TASK DETAILS => Return each line of the listing below, unchanged, and omit the images.
==== DATA PROVIDED
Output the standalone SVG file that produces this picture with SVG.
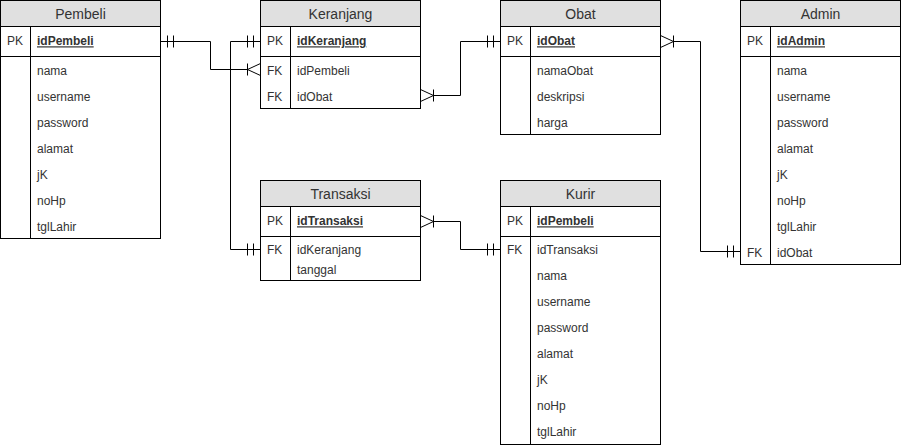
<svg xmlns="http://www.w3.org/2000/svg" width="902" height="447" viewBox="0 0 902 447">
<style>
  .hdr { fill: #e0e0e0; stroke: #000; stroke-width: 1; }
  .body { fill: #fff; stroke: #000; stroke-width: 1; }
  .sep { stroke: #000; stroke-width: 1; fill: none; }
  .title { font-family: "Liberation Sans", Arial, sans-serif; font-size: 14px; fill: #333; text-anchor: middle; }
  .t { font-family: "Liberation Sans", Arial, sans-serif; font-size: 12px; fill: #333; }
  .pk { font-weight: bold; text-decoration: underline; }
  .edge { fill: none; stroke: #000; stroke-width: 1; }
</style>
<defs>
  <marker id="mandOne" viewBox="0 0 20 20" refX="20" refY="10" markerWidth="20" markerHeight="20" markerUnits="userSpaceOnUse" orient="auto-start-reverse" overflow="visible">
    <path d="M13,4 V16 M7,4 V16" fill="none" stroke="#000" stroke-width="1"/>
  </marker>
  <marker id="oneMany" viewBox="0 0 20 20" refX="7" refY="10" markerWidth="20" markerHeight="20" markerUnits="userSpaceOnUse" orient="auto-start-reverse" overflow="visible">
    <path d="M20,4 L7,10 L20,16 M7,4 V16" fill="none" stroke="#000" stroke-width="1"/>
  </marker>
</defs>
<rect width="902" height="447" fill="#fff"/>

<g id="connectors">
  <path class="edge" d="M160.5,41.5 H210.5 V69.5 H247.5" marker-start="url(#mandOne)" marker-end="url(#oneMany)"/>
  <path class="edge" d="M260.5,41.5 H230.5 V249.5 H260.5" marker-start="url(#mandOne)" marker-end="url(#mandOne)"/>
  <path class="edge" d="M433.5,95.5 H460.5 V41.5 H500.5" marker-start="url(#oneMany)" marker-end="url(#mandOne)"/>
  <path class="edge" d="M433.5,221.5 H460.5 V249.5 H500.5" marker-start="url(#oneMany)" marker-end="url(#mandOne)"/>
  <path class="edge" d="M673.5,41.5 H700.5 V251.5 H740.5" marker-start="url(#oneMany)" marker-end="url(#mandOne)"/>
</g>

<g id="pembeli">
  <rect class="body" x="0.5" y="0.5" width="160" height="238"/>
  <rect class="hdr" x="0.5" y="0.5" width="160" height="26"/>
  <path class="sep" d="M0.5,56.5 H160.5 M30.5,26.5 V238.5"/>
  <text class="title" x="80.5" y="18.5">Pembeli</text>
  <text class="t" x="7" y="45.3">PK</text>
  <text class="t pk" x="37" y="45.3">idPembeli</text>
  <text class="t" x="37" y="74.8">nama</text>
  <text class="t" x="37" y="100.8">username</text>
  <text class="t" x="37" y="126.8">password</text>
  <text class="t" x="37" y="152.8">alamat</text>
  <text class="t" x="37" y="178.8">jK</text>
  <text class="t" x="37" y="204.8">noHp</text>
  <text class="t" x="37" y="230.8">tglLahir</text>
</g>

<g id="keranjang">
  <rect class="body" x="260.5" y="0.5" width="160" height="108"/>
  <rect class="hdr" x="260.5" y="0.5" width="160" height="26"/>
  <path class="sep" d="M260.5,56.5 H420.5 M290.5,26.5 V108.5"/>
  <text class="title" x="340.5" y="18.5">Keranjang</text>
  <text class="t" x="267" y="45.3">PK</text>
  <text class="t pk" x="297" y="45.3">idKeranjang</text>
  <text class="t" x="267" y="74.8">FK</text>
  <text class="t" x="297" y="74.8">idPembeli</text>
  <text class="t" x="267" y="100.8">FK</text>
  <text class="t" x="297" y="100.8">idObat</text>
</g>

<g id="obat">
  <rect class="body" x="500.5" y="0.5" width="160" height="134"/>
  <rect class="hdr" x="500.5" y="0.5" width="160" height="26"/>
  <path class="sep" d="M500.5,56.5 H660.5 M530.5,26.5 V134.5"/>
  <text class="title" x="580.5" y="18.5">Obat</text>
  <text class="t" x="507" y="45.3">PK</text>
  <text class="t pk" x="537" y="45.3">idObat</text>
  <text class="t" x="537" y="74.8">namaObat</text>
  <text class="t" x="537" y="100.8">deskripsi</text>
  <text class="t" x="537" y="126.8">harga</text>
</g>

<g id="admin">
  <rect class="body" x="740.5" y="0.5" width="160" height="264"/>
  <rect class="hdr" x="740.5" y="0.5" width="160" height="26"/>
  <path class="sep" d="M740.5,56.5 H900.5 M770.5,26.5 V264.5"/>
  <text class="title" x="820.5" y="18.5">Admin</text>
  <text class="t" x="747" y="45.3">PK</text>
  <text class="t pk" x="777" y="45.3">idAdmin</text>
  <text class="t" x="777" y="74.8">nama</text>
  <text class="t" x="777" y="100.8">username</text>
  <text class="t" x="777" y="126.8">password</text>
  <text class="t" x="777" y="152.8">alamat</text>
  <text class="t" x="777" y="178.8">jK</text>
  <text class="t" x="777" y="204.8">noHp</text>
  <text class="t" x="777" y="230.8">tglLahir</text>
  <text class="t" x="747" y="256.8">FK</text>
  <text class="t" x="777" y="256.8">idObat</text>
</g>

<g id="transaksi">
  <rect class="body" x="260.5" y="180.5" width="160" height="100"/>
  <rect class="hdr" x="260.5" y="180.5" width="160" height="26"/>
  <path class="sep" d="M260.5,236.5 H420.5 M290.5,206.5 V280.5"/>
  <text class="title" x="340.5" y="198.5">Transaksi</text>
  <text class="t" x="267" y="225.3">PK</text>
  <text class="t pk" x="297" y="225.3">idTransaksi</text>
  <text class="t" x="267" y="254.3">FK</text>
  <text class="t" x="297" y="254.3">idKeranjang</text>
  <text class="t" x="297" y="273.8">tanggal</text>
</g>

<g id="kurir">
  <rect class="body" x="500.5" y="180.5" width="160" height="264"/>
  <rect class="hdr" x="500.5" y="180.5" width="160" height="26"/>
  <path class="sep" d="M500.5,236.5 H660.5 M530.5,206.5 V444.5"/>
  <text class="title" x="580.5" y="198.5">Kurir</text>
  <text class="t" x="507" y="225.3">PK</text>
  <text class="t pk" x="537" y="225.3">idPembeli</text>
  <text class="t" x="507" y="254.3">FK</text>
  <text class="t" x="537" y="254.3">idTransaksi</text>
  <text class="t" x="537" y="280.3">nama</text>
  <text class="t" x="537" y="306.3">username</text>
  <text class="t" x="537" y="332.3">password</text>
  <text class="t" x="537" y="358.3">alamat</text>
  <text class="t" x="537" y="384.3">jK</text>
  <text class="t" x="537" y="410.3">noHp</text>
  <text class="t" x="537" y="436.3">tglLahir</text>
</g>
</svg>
========
SOLUTION FOR THIS EXERCISE =>
Output the standalone SVG file that produces this picture with SVG.
<svg xmlns="http://www.w3.org/2000/svg" width="902" height="447" viewBox="0 0 902 447">
<style>
  .hdr { fill: #e0e0e0; stroke: #000; stroke-width: 1; }
  .body { fill: #fff; stroke: #000; stroke-width: 1; }
  .sep { stroke: #000; stroke-width: 1; fill: none; }
  .title { font-family: "Liberation Sans", Arial, sans-serif; font-size: 14px; fill: #333; text-anchor: middle; }
  .t { font-family: "Liberation Sans", Arial, sans-serif; font-size: 12px; fill: #333; }
  .pk { font-weight: bold; text-decoration: underline; }
  .edge { fill: none; stroke: #000; stroke-width: 1; }
</style>
<defs>
  <marker id="mandOne" viewBox="0 0 20 20" refX="20" refY="10" markerWidth="20" markerHeight="20" markerUnits="userSpaceOnUse" orient="auto-start-reverse" overflow="visible">
    <path d="M13,4 V16 M7,4 V16" fill="none" stroke="#000" stroke-width="1"/>
  </marker>
  <marker id="oneMany" viewBox="0 0 20 20" refX="7" refY="10" markerWidth="20" markerHeight="20" markerUnits="userSpaceOnUse" orient="auto-start-reverse" overflow="visible">
    <path d="M20,4 L7,10 L20,16 M7,4 V16" fill="none" stroke="#000" stroke-width="1"/>
  </marker>
</defs>
<rect width="902" height="447" fill="#fff"/>

<g id="connectors">
  <path class="edge" d="M160.5,41.5 H210.5 V69.5 H247.5" marker-start="url(#mandOne)" marker-end="url(#oneMany)"/>
  <path class="edge" d="M260.5,41.5 H230.5 V249.5 H260.5" marker-start="url(#mandOne)" marker-end="url(#mandOne)"/>
  <path class="edge" d="M433.5,95.5 H460.5 V41.5 H500.5" marker-start="url(#oneMany)" marker-end="url(#mandOne)"/>
  <path class="edge" d="M433.5,221.5 H460.5 V249.5 H500.5" marker-start="url(#oneMany)" marker-end="url(#mandOne)"/>
  <path class="edge" d="M673.5,41.5 H700.5 V251.5 H740.5" marker-start="url(#oneMany)" marker-end="url(#mandOne)"/>
</g>

<g id="pembeli">
  <rect class="body" x="0.5" y="0.5" width="160" height="238"/>
  <rect class="hdr" x="0.5" y="0.5" width="160" height="26"/>
  <path class="sep" d="M0.5,56.5 H160.5 M30.5,26.5 V238.5"/>
  <text class="title" x="80.5" y="18.5">Pembeli</text>
  <text class="t" x="7" y="45.3">PK</text>
  <text class="t pk" x="37" y="45.3">idPembeli</text>
  <text class="t" x="37" y="74.8">nama</text>
  <text class="t" x="37" y="100.8">username</text>
  <text class="t" x="37" y="126.8">password</text>
  <text class="t" x="37" y="152.8">alamat</text>
  <text class="t" x="37" y="178.8">jK</text>
  <text class="t" x="37" y="204.8">noHp</text>
  <text class="t" x="37" y="230.8">tglLahir</text>
</g>

<g id="keranjang">
  <rect class="body" x="260.5" y="0.5" width="160" height="108"/>
  <rect class="hdr" x="260.5" y="0.5" width="160" height="26"/>
  <path class="sep" d="M260.5,56.5 H420.5 M290.5,26.5 V108.5"/>
  <text class="title" x="340.5" y="18.5">Keranjang</text>
  <text class="t" x="267" y="45.3">PK</text>
  <text class="t pk" x="297" y="45.3">idKeranjang</text>
  <text class="t" x="267" y="74.8">FK</text>
  <text class="t" x="297" y="74.8">idPembeli</text>
  <text class="t" x="267" y="100.8">FK</text>
  <text class="t" x="297" y="100.8">idObat</text>
</g>

<g id="obat">
  <rect class="body" x="500.5" y="0.5" width="160" height="134"/>
  <rect class="hdr" x="500.5" y="0.5" width="160" height="26"/>
  <path class="sep" d="M500.5,56.5 H660.5 M530.5,26.5 V134.5"/>
  <text class="title" x="580.5" y="18.5">Obat</text>
  <text class="t" x="507" y="45.3">PK</text>
  <text class="t pk" x="537" y="45.3">idObat</text>
  <text class="t" x="537" y="74.8">namaObat</text>
  <text class="t" x="537" y="100.8">deskripsi</text>
  <text class="t" x="537" y="126.8">harga</text>
</g>

<g id="admin">
  <rect class="body" x="740.5" y="0.5" width="160" height="264"/>
  <rect class="hdr" x="740.5" y="0.5" width="160" height="26"/>
  <path class="sep" d="M740.5,56.5 H900.5 M770.5,26.5 V264.5"/>
  <text class="title" x="820.5" y="18.5">Admin</text>
  <text class="t" x="747" y="45.3">PK</text>
  <text class="t pk" x="777" y="45.3">idAdmin</text>
  <text class="t" x="777" y="74.8">nama</text>
  <text class="t" x="777" y="100.8">username</text>
  <text class="t" x="777" y="126.8">password</text>
  <text class="t" x="777" y="152.8">alamat</text>
  <text class="t" x="777" y="178.8">jK</text>
  <text class="t" x="777" y="204.8">noHp</text>
  <text class="t" x="777" y="230.8">tglLahir</text>
  <text class="t" x="747" y="256.8">FK</text>
  <text class="t" x="777" y="256.8">idObat</text>
</g>

<g id="transaksi">
  <rect class="body" x="260.5" y="180.5" width="160" height="100"/>
  <rect class="hdr" x="260.5" y="180.5" width="160" height="26"/>
  <path class="sep" d="M260.5,236.5 H420.5 M290.5,206.5 V280.5"/>
  <text class="title" x="340.5" y="198.5">Transaksi</text>
  <text class="t" x="267" y="225.3">PK</text>
  <text class="t pk" x="297" y="225.3">idTransaksi</text>
  <text class="t" x="267" y="254.3">FK</text>
  <text class="t" x="297" y="254.3">idKeranjang</text>
  <text class="t" x="297" y="273.8">tanggal</text>
</g>

<g id="kurir">
  <rect class="body" x="500.5" y="180.5" width="160" height="264"/>
  <rect class="hdr" x="500.5" y="180.5" width="160" height="26"/>
  <path class="sep" d="M500.5,236.5 H660.5 M530.5,206.5 V444.5"/>
  <text class="title" x="580.5" y="198.5">Kurir</text>
  <text class="t" x="507" y="225.3">PK</text>
  <text class="t pk" x="537" y="225.3">idPembeli</text>
  <text class="t" x="507" y="254.3">FK</text>
  <text class="t" x="537" y="254.3">idTransaksi</text>
  <text class="t" x="537" y="280.3">nama</text>
  <text class="t" x="537" y="306.3">username</text>
  <text class="t" x="537" y="332.3">password</text>
  <text class="t" x="537" y="358.3">alamat</text>
  <text class="t" x="537" y="384.3">jK</text>
  <text class="t" x="537" y="410.3">noHp</text>
  <text class="t" x="537" y="436.3">tglLahir</text>
</g>
</svg>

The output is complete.